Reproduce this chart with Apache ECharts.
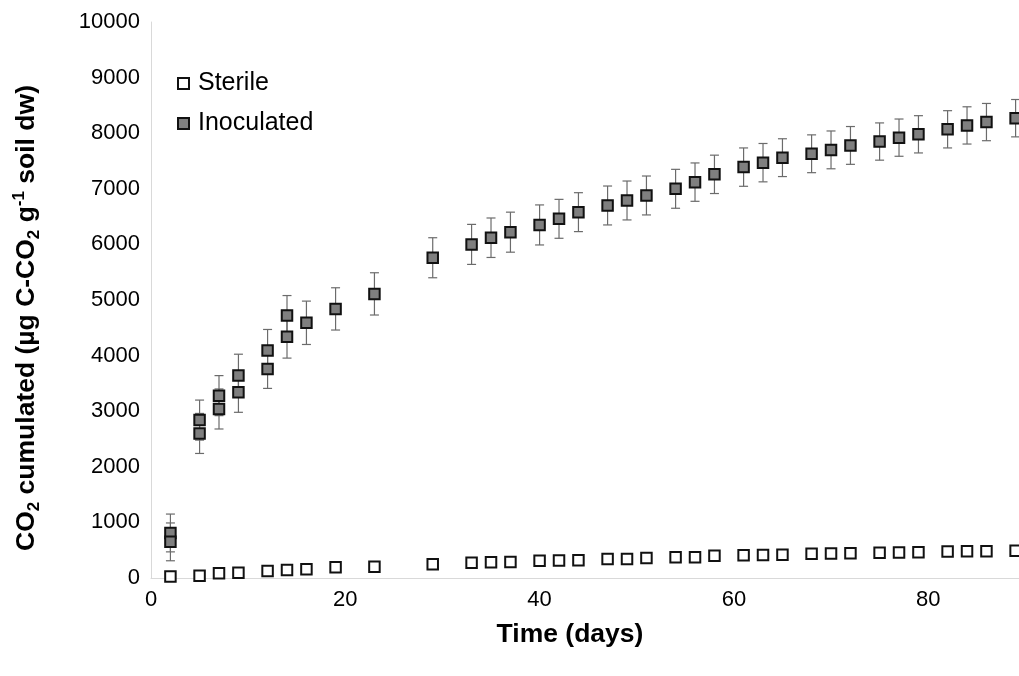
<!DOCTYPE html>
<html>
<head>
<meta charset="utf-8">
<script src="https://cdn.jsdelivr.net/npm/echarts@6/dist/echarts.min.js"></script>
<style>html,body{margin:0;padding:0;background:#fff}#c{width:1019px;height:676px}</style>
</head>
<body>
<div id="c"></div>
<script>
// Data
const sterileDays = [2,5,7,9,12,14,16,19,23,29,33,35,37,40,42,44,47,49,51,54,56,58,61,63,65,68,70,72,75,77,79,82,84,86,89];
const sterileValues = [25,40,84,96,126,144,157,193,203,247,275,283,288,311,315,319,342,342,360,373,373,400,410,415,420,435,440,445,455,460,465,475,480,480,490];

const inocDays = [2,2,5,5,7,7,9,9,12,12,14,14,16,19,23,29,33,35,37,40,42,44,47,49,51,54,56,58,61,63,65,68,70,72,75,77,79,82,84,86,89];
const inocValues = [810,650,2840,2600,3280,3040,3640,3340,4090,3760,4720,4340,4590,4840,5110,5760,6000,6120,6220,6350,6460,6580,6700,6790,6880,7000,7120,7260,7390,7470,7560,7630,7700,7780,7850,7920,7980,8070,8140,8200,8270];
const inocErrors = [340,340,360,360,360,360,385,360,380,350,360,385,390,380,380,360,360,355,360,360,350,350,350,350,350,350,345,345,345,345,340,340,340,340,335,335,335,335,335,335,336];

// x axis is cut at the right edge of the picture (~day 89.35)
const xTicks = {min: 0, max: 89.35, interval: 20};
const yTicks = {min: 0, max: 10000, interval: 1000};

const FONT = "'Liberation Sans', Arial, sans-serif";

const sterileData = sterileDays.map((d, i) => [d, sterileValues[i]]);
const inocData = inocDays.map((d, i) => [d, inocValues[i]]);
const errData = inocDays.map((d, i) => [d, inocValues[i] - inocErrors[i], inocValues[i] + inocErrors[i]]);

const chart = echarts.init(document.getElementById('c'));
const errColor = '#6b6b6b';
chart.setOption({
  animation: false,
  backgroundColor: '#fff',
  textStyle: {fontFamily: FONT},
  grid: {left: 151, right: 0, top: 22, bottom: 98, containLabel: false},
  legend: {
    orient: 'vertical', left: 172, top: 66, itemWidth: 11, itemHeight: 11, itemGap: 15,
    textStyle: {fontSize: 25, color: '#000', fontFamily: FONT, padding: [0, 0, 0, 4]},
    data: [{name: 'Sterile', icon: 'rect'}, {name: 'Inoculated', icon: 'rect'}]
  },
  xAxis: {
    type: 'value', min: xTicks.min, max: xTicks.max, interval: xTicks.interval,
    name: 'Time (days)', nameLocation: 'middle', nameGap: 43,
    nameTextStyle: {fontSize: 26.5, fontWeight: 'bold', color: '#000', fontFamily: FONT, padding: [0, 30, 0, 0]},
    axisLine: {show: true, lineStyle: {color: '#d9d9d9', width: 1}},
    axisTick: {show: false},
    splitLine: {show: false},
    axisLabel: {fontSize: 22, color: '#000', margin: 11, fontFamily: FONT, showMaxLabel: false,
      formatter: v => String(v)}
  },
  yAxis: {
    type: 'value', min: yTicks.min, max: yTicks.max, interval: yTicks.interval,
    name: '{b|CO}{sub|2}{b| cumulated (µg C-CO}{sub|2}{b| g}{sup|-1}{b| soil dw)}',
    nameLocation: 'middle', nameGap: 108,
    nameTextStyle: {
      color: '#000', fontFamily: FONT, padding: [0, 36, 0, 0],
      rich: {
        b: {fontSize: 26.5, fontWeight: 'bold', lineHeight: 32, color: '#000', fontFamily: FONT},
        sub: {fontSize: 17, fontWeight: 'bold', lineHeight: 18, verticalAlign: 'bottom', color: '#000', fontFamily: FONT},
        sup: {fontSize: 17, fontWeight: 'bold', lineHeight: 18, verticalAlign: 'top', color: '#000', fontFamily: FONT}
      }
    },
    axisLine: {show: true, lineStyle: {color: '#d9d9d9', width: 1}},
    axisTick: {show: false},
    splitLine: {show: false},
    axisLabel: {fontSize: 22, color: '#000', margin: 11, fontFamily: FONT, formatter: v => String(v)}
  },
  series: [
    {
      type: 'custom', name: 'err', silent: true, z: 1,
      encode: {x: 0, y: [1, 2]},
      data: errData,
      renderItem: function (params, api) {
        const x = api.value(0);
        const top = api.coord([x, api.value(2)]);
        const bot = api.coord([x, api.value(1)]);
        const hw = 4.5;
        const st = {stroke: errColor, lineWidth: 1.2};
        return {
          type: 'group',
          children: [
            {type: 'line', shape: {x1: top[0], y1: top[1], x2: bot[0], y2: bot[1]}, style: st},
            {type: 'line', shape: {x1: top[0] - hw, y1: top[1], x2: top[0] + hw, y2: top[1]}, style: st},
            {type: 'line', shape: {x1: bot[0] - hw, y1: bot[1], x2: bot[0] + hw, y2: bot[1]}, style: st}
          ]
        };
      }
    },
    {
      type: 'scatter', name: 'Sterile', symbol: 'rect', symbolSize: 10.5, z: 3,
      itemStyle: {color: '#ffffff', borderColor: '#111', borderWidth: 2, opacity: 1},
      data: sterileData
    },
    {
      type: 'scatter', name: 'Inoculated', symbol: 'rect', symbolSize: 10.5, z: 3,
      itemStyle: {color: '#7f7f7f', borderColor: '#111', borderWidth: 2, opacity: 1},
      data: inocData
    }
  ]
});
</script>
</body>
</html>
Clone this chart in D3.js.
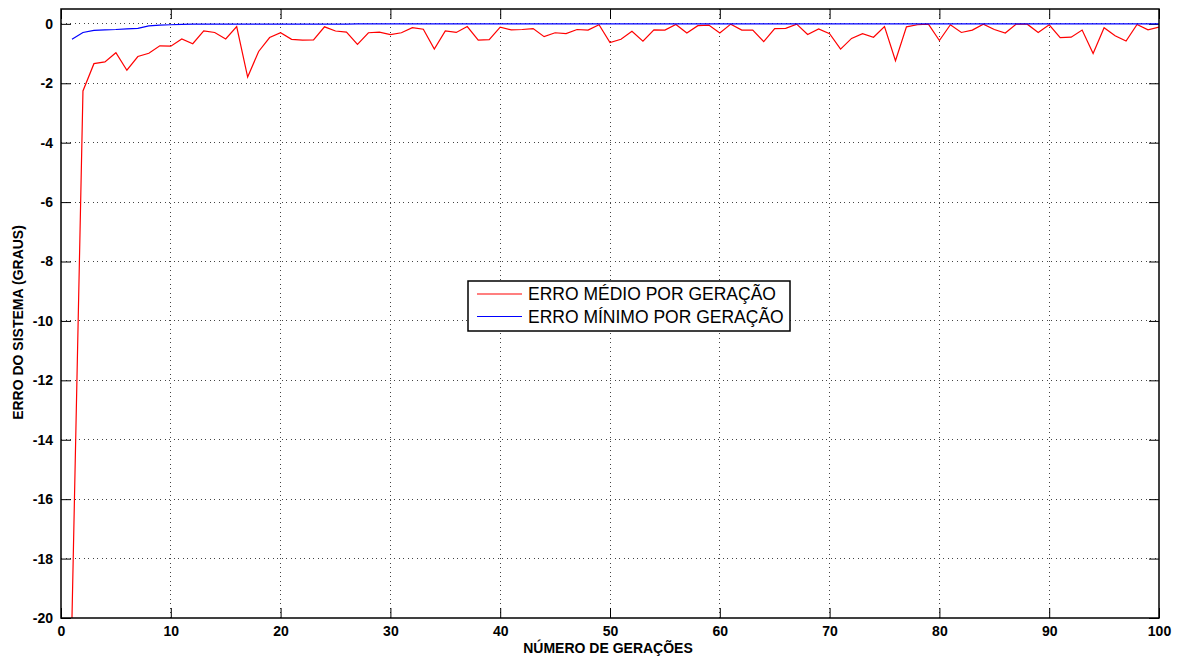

BRIEF: Every line of the data should be copied as it stands, without the images.

RESULT OF THE TASK:
Reproduce this chart with Apache ECharts.
<!DOCTYPE html>
<html>
<head>
<meta charset="utf-8">
<script src="https://cdn.jsdelivr.net/npm/echarts@6/dist/echarts.min.js"></script>
<style>html,body{margin:0;padding:0;background:#fff}#c{width:1019px;height:676px}</style>
</head>
<body>
<div id="c"></div>
<script>
// Data
const sterileDays = [2,5,7,9,12,14,16,19,23,29,33,35,37,40,42,44,47,49,51,54,56,58,61,63,65,68,70,72,75,77,79,82,84,86,89];
const sterileValues = [25,40,84,96,126,144,157,193,203,247,275,283,288,311,315,319,342,342,360,373,373,400,410,415,420,435,440,445,455,460,465,475,480,480,490];

const inocDays = [2,2,5,5,7,7,9,9,12,12,14,14,16,19,23,29,33,35,37,40,42,44,47,49,51,54,56,58,61,63,65,68,70,72,75,77,79,82,84,86,89];
const inocValues = [810,650,2840,2600,3280,3040,3640,3340,4090,3760,4720,4340,4590,4840,5110,5760,6000,6120,6220,6350,6460,6580,6700,6790,6880,7000,7120,7260,7390,7470,7560,7630,7700,7780,7850,7920,7980,8070,8140,8200,8270];
const inocErrors = [340,340,360,360,360,360,385,360,380,350,360,385,390,380,380,360,360,355,360,360,350,350,350,350,350,350,345,345,345,345,340,340,340,340,335,335,335,335,335,335,336];

// x axis is cut at the right edge of the picture (~day 89.35)
const xTicks = {min: 0, max: 89.35, interval: 20};
const yTicks = {min: 0, max: 10000, interval: 1000};

const FONT = "'Liberation Sans', Arial, sans-serif";

const sterileData = sterileDays.map((d, i) => [d, sterileValues[i]]);
const inocData = inocDays.map((d, i) => [d, inocValues[i]]);
const errData = inocDays.map((d, i) => [d, inocValues[i] - inocErrors[i], inocValues[i] + inocErrors[i]]);

const chart = echarts.init(document.getElementById('c'));
const errColor = '#6b6b6b';
chart.setOption({
  animation: false,
  backgroundColor: '#fff',
  textStyle: {fontFamily: FONT},
  grid: {left: 151, right: 0, top: 22, bottom: 98, containLabel: false},
  legend: {
    orient: 'vertical', left: 172, top: 66, itemWidth: 11, itemHeight: 11, itemGap: 15,
    textStyle: {fontSize: 25, color: '#000', fontFamily: FONT, padding: [0, 0, 0, 4]},
    data: [{name: 'Sterile', icon: 'rect'}, {name: 'Inoculated', icon: 'rect'}]
  },
  xAxis: {
    type: 'value', min: xTicks.min, max: xTicks.max, interval: xTicks.interval,
    name: 'Time (days)', nameLocation: 'middle', nameGap: 43,
    nameTextStyle: {fontSize: 26.5, fontWeight: 'bold', color: '#000', fontFamily: FONT, padding: [0, 30, 0, 0]},
    axisLine: {show: true, lineStyle: {color: '#d9d9d9', width: 1}},
    axisTick: {show: false},
    splitLine: {show: false},
    axisLabel: {fontSize: 22, color: '#000', margin: 11, fontFamily: FONT, showMaxLabel: false,
      formatter: v => String(v)}
  },
  yAxis: {
    type: 'value', min: yTicks.min, max: yTicks.max, interval: yTicks.interval,
    name: '{b|CO}{sub|2}{b| cumulated (µg C-CO}{sub|2}{b| g}{sup|-1}{b| soil dw)}',
    nameLocation: 'middle', nameGap: 108,
    nameTextStyle: {
      color: '#000', fontFamily: FONT, padding: [0, 36, 0, 0],
      rich: {
        b: {fontSize: 26.5, fontWeight: 'bold', lineHeight: 32, color: '#000', fontFamily: FONT},
        sub: {fontSize: 17, fontWeight: 'bold', lineHeight: 18, verticalAlign: 'bottom', color: '#000', fontFamily: FONT},
        sup: {fontSize: 17, fontWeight: 'bold', lineHeight: 18, verticalAlign: 'top', color: '#000', fontFamily: FONT}
      }
    },
    axisLine: {show: true, lineStyle: {color: '#d9d9d9', width: 1}},
    axisTick: {show: false},
    splitLine: {show: false},
    axisLabel: {fontSize: 22, color: '#000', margin: 11, fontFamily: FONT, formatter: v => String(v)}
  },
  series: [
    {
      type: 'custom', name: 'err', silent: true, z: 1,
      encode: {x: 0, y: [1, 2]},
      data: errData,
      renderItem: function (params, api) {
        const x = api.value(0);
        const top = api.coord([x, api.value(2)]);
        const bot = api.coord([x, api.value(1)]);
        const hw = 4.5;
        const st = {stroke: errColor, lineWidth: 1.2};
        return {
          type: 'group',
          children: [
            {type: 'line', shape: {x1: top[0], y1: top[1], x2: bot[0], y2: bot[1]}, style: st},
            {type: 'line', shape: {x1: top[0] - hw, y1: top[1], x2: top[0] + hw, y2: top[1]}, style: st},
            {type: 'line', shape: {x1: bot[0] - hw, y1: bot[1], x2: bot[0] + hw, y2: bot[1]}, style: st}
          ]
        };
      }
    },
    {
      type: 'scatter', name: 'Sterile', symbol: 'rect', symbolSize: 10.5, z: 3,
      itemStyle: {color: '#ffffff', borderColor: '#111', borderWidth: 2, opacity: 1},
      data: sterileData
    },
    {
      type: 'scatter', name: 'Inoculated', symbol: 'rect', symbolSize: 10.5, z: 3,
      itemStyle: {color: '#7f7f7f', borderColor: '#111', borderWidth: 2, opacity: 1},
      data: inocData
    }
  ]
});
</script>
</body>
</html>
Clone this chart in D3.js.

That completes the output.